[WHAT THIS TASK INVOLVES]
In the material below, identify each line bearing the word "that". Reproduce those lines.

--- begin RAW RECORDS ---

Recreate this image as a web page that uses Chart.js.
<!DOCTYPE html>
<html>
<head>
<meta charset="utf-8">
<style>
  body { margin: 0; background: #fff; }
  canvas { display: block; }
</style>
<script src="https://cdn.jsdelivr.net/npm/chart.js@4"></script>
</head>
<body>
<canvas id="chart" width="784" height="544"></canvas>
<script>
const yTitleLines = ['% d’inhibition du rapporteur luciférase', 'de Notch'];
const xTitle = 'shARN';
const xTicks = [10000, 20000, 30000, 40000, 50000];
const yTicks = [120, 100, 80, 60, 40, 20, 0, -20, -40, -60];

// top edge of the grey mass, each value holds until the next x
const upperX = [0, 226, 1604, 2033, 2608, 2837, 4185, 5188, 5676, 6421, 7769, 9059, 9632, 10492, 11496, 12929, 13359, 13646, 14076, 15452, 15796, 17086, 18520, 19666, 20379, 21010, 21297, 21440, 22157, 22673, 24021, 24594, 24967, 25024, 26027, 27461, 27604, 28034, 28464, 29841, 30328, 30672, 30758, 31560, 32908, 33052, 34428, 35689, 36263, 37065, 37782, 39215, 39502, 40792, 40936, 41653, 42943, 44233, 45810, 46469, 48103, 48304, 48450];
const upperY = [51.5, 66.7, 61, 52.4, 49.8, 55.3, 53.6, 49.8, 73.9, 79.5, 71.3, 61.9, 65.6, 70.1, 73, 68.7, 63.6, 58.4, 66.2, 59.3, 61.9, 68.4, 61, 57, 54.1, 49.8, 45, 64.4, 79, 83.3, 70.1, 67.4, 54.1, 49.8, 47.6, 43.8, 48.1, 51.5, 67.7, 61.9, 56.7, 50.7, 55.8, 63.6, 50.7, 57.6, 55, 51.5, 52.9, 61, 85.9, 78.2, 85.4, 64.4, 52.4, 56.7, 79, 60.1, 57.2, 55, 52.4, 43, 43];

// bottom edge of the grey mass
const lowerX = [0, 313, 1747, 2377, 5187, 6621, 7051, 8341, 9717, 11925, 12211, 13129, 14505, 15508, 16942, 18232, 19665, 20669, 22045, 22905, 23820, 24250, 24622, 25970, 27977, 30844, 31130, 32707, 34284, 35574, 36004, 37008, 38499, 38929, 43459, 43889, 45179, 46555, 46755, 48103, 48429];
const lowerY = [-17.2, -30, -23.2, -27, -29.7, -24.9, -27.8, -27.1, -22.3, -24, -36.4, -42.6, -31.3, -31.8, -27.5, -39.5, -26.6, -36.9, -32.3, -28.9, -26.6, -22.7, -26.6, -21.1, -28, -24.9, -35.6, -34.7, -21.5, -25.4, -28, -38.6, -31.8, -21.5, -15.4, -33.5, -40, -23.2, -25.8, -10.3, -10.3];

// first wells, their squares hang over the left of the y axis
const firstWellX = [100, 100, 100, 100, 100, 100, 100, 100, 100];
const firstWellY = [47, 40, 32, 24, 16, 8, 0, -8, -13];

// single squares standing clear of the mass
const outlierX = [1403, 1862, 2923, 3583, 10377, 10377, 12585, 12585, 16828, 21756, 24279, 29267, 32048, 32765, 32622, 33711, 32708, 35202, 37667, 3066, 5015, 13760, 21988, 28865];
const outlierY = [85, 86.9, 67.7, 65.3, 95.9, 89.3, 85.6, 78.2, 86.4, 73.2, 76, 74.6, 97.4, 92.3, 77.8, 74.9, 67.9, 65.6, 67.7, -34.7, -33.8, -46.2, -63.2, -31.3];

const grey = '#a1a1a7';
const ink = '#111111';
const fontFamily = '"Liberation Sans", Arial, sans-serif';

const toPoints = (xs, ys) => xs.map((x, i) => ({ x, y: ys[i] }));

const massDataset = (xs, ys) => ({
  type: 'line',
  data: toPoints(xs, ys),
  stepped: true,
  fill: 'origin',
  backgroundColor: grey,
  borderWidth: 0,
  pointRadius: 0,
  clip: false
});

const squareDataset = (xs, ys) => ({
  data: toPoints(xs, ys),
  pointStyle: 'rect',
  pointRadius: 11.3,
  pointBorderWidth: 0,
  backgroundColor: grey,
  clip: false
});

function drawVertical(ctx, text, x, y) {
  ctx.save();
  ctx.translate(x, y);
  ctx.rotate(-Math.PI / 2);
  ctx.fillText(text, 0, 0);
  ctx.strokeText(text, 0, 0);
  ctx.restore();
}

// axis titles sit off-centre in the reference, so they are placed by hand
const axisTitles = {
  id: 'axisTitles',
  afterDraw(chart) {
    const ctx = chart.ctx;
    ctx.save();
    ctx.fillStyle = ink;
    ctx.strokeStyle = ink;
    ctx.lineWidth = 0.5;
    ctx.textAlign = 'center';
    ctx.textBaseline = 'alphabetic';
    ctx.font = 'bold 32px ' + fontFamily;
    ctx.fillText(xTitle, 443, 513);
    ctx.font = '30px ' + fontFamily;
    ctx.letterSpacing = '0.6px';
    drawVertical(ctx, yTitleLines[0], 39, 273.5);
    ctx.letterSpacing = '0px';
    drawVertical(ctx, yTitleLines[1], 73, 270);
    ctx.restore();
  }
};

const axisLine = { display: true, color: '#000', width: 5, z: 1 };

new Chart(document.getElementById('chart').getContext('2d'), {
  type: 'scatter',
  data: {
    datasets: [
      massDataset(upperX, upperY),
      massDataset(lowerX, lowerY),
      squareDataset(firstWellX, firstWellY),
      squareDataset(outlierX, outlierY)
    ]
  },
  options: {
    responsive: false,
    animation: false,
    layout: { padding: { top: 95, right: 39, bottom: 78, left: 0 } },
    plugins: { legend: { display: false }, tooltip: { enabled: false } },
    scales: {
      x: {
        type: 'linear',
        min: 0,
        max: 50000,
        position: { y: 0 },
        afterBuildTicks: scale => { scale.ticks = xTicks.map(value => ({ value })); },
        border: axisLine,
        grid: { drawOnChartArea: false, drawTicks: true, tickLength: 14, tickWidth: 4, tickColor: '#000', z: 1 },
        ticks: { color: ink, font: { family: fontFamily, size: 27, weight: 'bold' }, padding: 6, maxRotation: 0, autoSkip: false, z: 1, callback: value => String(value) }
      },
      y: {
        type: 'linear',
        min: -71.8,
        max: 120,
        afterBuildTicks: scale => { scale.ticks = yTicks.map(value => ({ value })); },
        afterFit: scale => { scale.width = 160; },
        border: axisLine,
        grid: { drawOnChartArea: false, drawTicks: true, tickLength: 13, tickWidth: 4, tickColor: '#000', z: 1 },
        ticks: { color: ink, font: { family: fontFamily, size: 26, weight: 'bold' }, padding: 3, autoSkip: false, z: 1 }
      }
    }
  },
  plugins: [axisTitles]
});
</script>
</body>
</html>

--- end RAW RECORDS ---
--- begin RAW RECORDS ---

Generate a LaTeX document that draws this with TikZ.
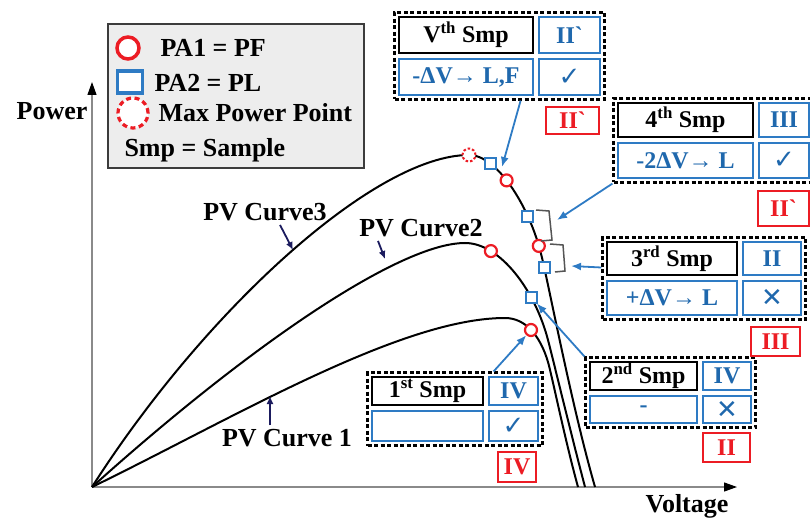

--- end RAW RECORDS ---
--- begin RAW RECORDS ---

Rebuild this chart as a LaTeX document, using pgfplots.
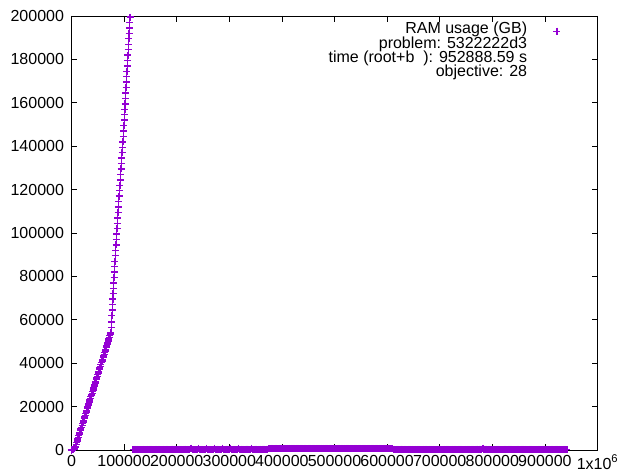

--- end RAW RECORDS ---

[FULL ANSWER]
Recreate this image as a web page that uses Chart.js.
Generate a LaTeX document that draws this with TikZ.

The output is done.